Copy exactly the lines that run from the top of the listing to the line containing "height = 784;", both ends included, and omit the pictures.
---
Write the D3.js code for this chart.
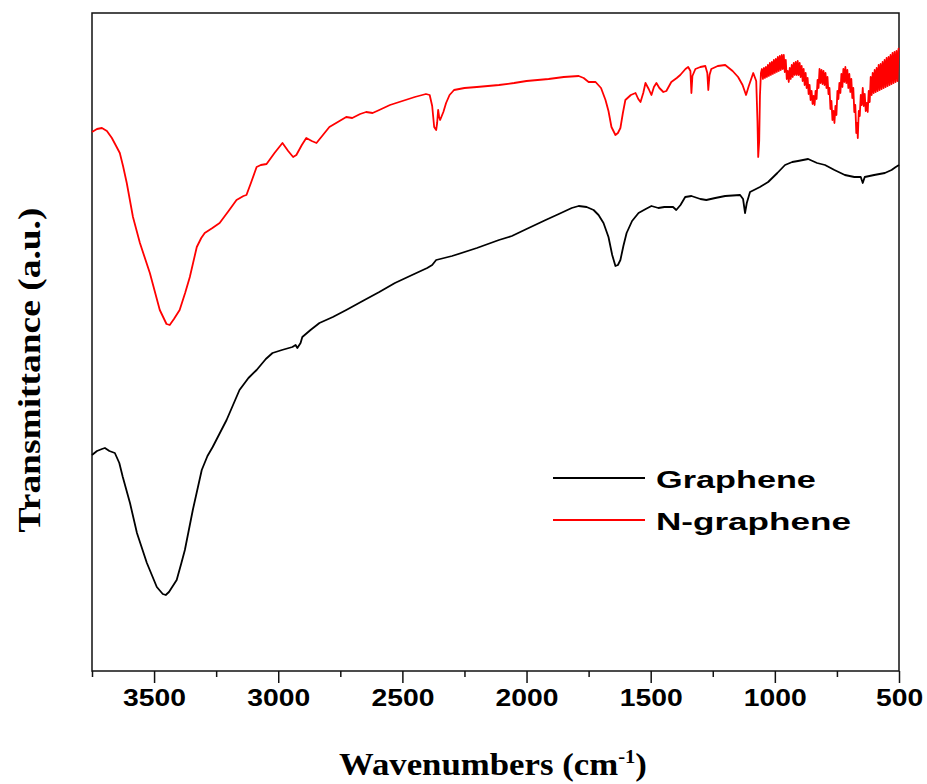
<!DOCTYPE html>
<html>
<head>
<meta charset="utf-8">
<script src="https://cdn.jsdelivr.net/npm/d3@7"></script>
<style>
  body { margin: 0; background: #fff; }
  svg { display: block; }
</style>
</head>
<body>
<div id="chart"></div>
<script>
var width = 927,
    height = 784;

// tick labels on the wavenumber axis
var majorTicks = [3500, 3000, 2500, 2000, 1500, 1000, 500];
var minorTicks = [3750, 3250, 2750, 2250, 1750, 1250, 750];

var seriesNames = ["Graphene", "N-graphene"];
var seriesColors = ["#000000", "#ff0000"];

// Graphene: [wavenumber, transmittance (a.u.)]
var graphene = [
  [3750, 21.6], [3730, 22.0], [3710, 22.2], [3698, 22.3], [3680, 22.0], [3658, 21.8],
  [3640, 20.8], [3626, 19.4], [3597, 16.8], [3569, 13.8], [3529, 10.8], [3489, 8.4],
  [3465, 7.7], [3453, 7.6], [3440, 7.9], [3409, 9.1], [3390, 10.8], [3376, 12.1],
  [3344, 16.1], [3308, 20.1], [3285, 21.5], [3264, 22.4], [3208, 25.1], [3156, 28.1],
  [3120, 29.3], [3087, 30.1], [3050, 31.2], [3023, 31.8], [2985, 32.1], [2943, 32.4],
  [2930, 32.6], [2923, 32.3], [2910, 32.8], [2903, 33.4], [2870, 34.1], [2834, 34.8],
  [2780, 35.4], [2726, 36.1], [2660, 37.0], [2593, 37.9], [2530, 38.8], [2461, 39.6],
  [2400, 40.3], [2380, 40.6], [2364, 41.1], [2300, 41.5], [2200, 42.3], [2111, 43.1],
  [2059, 43.5], [2000, 44.2], [1923, 45.1], [1870, 45.7], [1818, 46.3], [1790, 46.5],
  [1758, 46.4], [1730, 46.1], [1710, 45.6], [1690, 44.8], [1670, 43.4], [1655, 41.6],
  [1642, 40.5], [1632, 40.6], [1622, 41.1], [1610, 42.5], [1597, 43.8], [1575, 45.0],
  [1549, 45.8], [1520, 46.2], [1497, 46.5], [1469, 46.3], [1445, 46.4], [1429, 46.4],
  [1410, 46.4], [1397, 46.1], [1380, 46.6], [1361, 47.4], [1336, 47.5], [1300, 47.2],
  [1276, 47.1], [1240, 47.3], [1200, 47.5], [1140, 47.6], [1128, 47.2], [1120, 45.8],
  [1113, 46.8], [1100, 47.9], [1060, 48.4], [1027, 48.9], [990, 49.8], [959, 50.6],
  [930, 50.9], [907, 51.0], [866, 51.2], [830, 50.8], [798, 50.6], [760, 50.1],
  [718, 49.6], [680, 49.4], [654, 49.4], [646, 48.8], [638, 49.4], [600, 49.6],
  [557, 49.8], [530, 50.1], [513, 50.4], [500, 50.6]
];

// N-graphene: [wavenumber, transmittance (a.u.)]
var nGraphene = [
  [3750, 53.9], [3730, 54.2], [3710, 54.3], [3690, 54.0], [3670, 53.3], [3655, 52.6],
  [3638, 51.8], [3625, 50.5], [3610, 48.8], [3585, 45.4], [3557, 42.8], [3517, 39.8],
  [3477, 36.1], [3450, 34.7], [3437, 34.6], [3420, 35.2], [3397, 36.1], [3375, 37.8],
  [3356, 39.4], [3328, 42.4], [3310, 43.3], [3296, 43.8], [3265, 44.3], [3236, 44.8],
  [3200, 46.0], [3168, 47.1], [3140, 47.5], [3128, 47.6], [3110, 48.8], [3087, 50.4],
  [3070, 50.6], [3047, 50.7], [3015, 51.8], [2983, 52.8], [2960, 52.0], [2940, 51.4],
  [2927, 51.6], [2905, 52.6], [2887, 53.3], [2865, 53.0], [2846, 52.8], [2820, 53.6],
  [2794, 54.4], [2760, 54.9], [2726, 55.4], [2702, 55.3], [2670, 55.7], [2646, 55.9],
  [2620, 55.8], [2593, 56.1], [2550, 56.6], [2500, 57.0], [2450, 57.4], [2405, 57.7],
  [2390, 57.6], [2380, 56.5], [2372, 54.4], [2364, 54.1], [2360, 54.8], [2356, 56.1],
  [2352, 55.4], [2348, 55.1], [2335, 55.9], [2324, 56.8], [2310, 57.6], [2292, 58.1],
  [2250, 58.3], [2200, 58.4], [2111, 58.6], [2050, 58.8], [2000, 59.0], [1911, 59.2],
  [1850, 59.4], [1790, 59.5], [1770, 59.3], [1750, 58.9], [1722, 58.9], [1700, 58.3],
  [1682, 57.1], [1670, 56.0], [1658, 54.4], [1642, 53.6], [1632, 53.8], [1622, 54.3],
  [1612, 55.8], [1602, 57.1], [1580, 57.6], [1561, 57.8], [1550, 57.2], [1541, 56.9],
  [1530, 57.8], [1521, 58.8], [1508, 58.2], [1497, 57.6], [1487, 58.4], [1477, 58.8],
  [1465, 58.3], [1449, 57.9], [1437, 58.0], [1417, 58.9], [1395, 59.3], [1381, 59.6],
  [1360, 60.2], [1349, 60.4], [1340, 60.0], [1336, 57.8], [1332, 59.5], [1320, 60.2],
  [1300, 60.4], [1280, 60.5], [1272, 59.8], [1268, 58.1], [1263, 59.6], [1256, 60.2],
  [1230, 60.5], [1200, 60.6], [1170, 60.0], [1148, 59.4], [1130, 58.6], [1116, 57.6],
  [1105, 58.5], [1087, 59.8], [1075, 59.0], [1070, 55.0], [1067, 51.4], [1063, 53.0],
  [1060, 57.5], [1056, 59.8],
  // noisy fingerprint region
  [1052, 60.2], [1048, 59.2], [1044, 60.3], [1040, 59.3], [1036, 60.4], [1032, 59.4],
  [1028, 60.6], [1024, 59.5], [1020, 60.8], [1016, 59.6], [1012, 60.9], [1008, 59.7],
  [1004, 61.1], [1000, 59.8], [996, 61.2], [992, 59.9], [988, 61.4], [984, 60.0],
  [980, 61.5], [976, 60.1], [972, 61.6], [968, 60.2], [964, 61.6], [960, 59.9],
  [956, 61.1], [952, 59.2], [948, 60.0], [944, 58.9], [940, 60.3], [936, 59.2],
  [932, 60.6], [928, 59.4], [924, 60.8], [920, 59.6], [916, 60.9], [912, 59.6],
  [908, 61.0], [904, 59.6], [900, 60.8], [896, 59.4], [892, 60.5], [888, 59.0],
  [884, 60.2], [880, 58.6], [876, 59.8], [872, 58.3], [868, 59.3], [864, 57.7],
  [860, 58.6], [856, 57.1], [852, 58.0], [848, 56.7], [844, 57.5], [840, 56.6],
  [836, 58.0], [832, 57.2], [828, 59.1], [824, 58.3], [820, 60.2], [816, 58.8],
  [812, 60.1], [808, 58.7], [804, 60.0], [800, 58.6], [796, 59.8], [792, 58.3],
  [788, 59.4], [784, 57.7], [780, 58.3], [776, 56.2], [772, 57.0], [768, 55.1],
  [764, 56.0], [760, 54.8], [756, 56.5], [752, 55.6], [748, 58.0], [744, 57.2],
  [740, 58.8], [736, 57.8], [732, 59.7], [728, 58.4], [724, 60.2], [720, 58.9],
  [716, 60.4], [712, 58.8], [708, 60.1], [704, 58.3], [700, 59.7], [696, 57.9],
  [692, 59.2], [688, 57.3], [684, 58.3], [680, 55.9], [676, 56.6], [672, 53.8],
  [668, 54.8], [666, 53.3], [662, 56.0], [658, 55.5], [654, 57.6], [650, 56.6],
  [646, 58.3], [642, 56.5], [638, 57.7], [634, 56.0], [630, 56.8], [626, 55.9],
  [622, 58.0], [618, 56.9], [614, 59.4], [610, 57.6], [606, 59.8], [602, 57.8],
  [598, 60.1], [594, 57.9], [590, 60.3], [586, 58.0], [582, 60.6], [578, 58.1],
  [574, 60.7], [570, 58.2], [566, 60.9], [562, 58.3], [558, 61.1], [554, 58.4],
  [550, 61.3], [546, 58.5], [542, 61.4], [538, 58.6], [534, 61.6], [530, 58.7],
  [526, 61.8], [522, 58.8], [518, 61.9], [514, 58.9], [510, 62.0], [506, 59.0],
  [502, 62.2], [500, 62.3]
];

var plotLeft = 92, plotRight = 899, plotTop = 13, plotBottom = 671;

var svg = d3.select("#chart")
  .append("svg")
  .attr("width", width)
  .attr("height", height);

var xScale = d3.scaleLinear()
  .domain([3750, 500])
  .range([plotLeft, plotRight]);

var yScale = d3.scaleLinear()
  .domain([0, 65.8])
  .range([plotBottom, plotTop]);

// horizontal stretch needed to bring a text to a target width
function fitWidth(textSel, target) {
  var w = textSel.node().getBBox().width;
  return target / w;
}

// minor ticks
svg.append("g")
  .attr("transform", "translate(0," + plotBottom + ")")
  .call(d3.axisBottom(xScale).tickValues(minorTicks).tickSize(6).tickFormat(""))
  .call(function(g) { g.select(".domain").remove(); })
  .selectAll("line").attr("stroke", "#111").attr("stroke-width", 1.5);

// major ticks + labels
var xAxis = svg.append("g")
  .attr("transform", "translate(0," + plotBottom + ")")
  .call(d3.axisBottom(xScale).tickValues(majorTicks).tickSize(12).tickPadding(7).tickFormat(d3.format("d")));

xAxis.select(".domain").remove();
xAxis.selectAll("line").attr("stroke", "#111").attr("stroke-width", 1.5);
var tickText = xAxis.selectAll("text")
  .attr("fill", "#000")
  .style("font-family", "'Liberation Sans', Arial, sans-serif")
  .style("font-weight", "bold")
  .style("font-size", "23px");
// same stretch for every label, taken from the 4-digit one
var tickStretch = fitWidth(tickText.filter(function(d) { return d === 3500; }), 63);
tickText.attr("transform", "scale(" + tickStretch + ",1)");

// frame
svg.append("rect")
  .attr("x", plotLeft)
  .attr("y", plotTop)
  .attr("width", plotRight - plotLeft)
  .attr("height", plotBottom - plotTop)
  .attr("fill", "none")
  .attr("stroke", "#111")
  .attr("stroke-width", 1.5);

// lines
var line = d3.line()
  .x(function(d) { return xScale(d[0]); })
  .y(function(d) { return yScale(d[1]); });

[graphene, nGraphene].forEach(function(data, i) {
  svg.append("path")
    .datum(data)
    .attr("fill", "none")
    .attr("stroke", seriesColors[i])
    .attr("stroke-width", 1.8)
    .attr("stroke-linejoin", "round")
    .attr("d", line);
});

// legend
var legendY = [478, 520];
seriesNames.forEach(function(name, i) {
  svg.append("line")
    .attr("x1", 553).attr("x2", 645)
    .attr("y1", legendY[i]).attr("y2", legendY[i])
    .attr("stroke", seriesColors[i])
    .attr("stroke-width", 1.8);
  var g = svg.append("g");
  var t = g.append("text")
    .attr("x", 0).attr("y", 0)
    .style("font-family", "'Liberation Sans', Arial, sans-serif")
    .style("font-weight", "bold")
    .style("font-size", "23px")
    .text(name);
  var s = fitWidth(t, i === 0 ? 160 : 195);
  g.attr("transform", "translate(656," + (legendY[i] + 10) + ") scale(" + s + ",1)");
});

// x axis title
var xt = svg.append("g");
var xText = xt.append("text")
  .attr("text-anchor", "middle")
  .style("font-family", "'Liberation Serif', 'Times New Roman', serif")
  .style("font-weight", "bold")
  .style("font-size", "32px");
xText.append("tspan").text("Wavenumbers (cm");
xText.append("tspan").attr("dy", -12).style("font-size", "19px").text("-1");
xText.append("tspan").attr("dy", 12).text(")");
var sx = fitWidth(xText, 308);
xt.attr("transform", "translate(493,775) scale(" + sx + ",1)");

// y axis title
var yt = svg.append("g");
var yText = yt.append("text")
  .attr("text-anchor", "middle")
  .style("font-family", "'Liberation Serif', 'Times New Roman', serif")
  .style("font-weight", "bold")
  .style("font-size", "32px")
  .text("Transmittance (a.u.)");
var sy = fitWidth(yText, 325);
yt.attr("transform", "translate(40,370) rotate(-90) scale(" + sy + ",1)");
</script>
</body>
</html>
---
Output for this exercise:
Write the D3.js code for this chart.
<!DOCTYPE html>
<html>
<head>
<meta charset="utf-8">
<script src="https://cdn.jsdelivr.net/npm/d3@7"></script>
<style>
  body { margin: 0; background: #fff; }
  svg { display: block; }
</style>
</head>
<body>
<div id="chart"></div>
<script>
var width = 927,
    height = 784;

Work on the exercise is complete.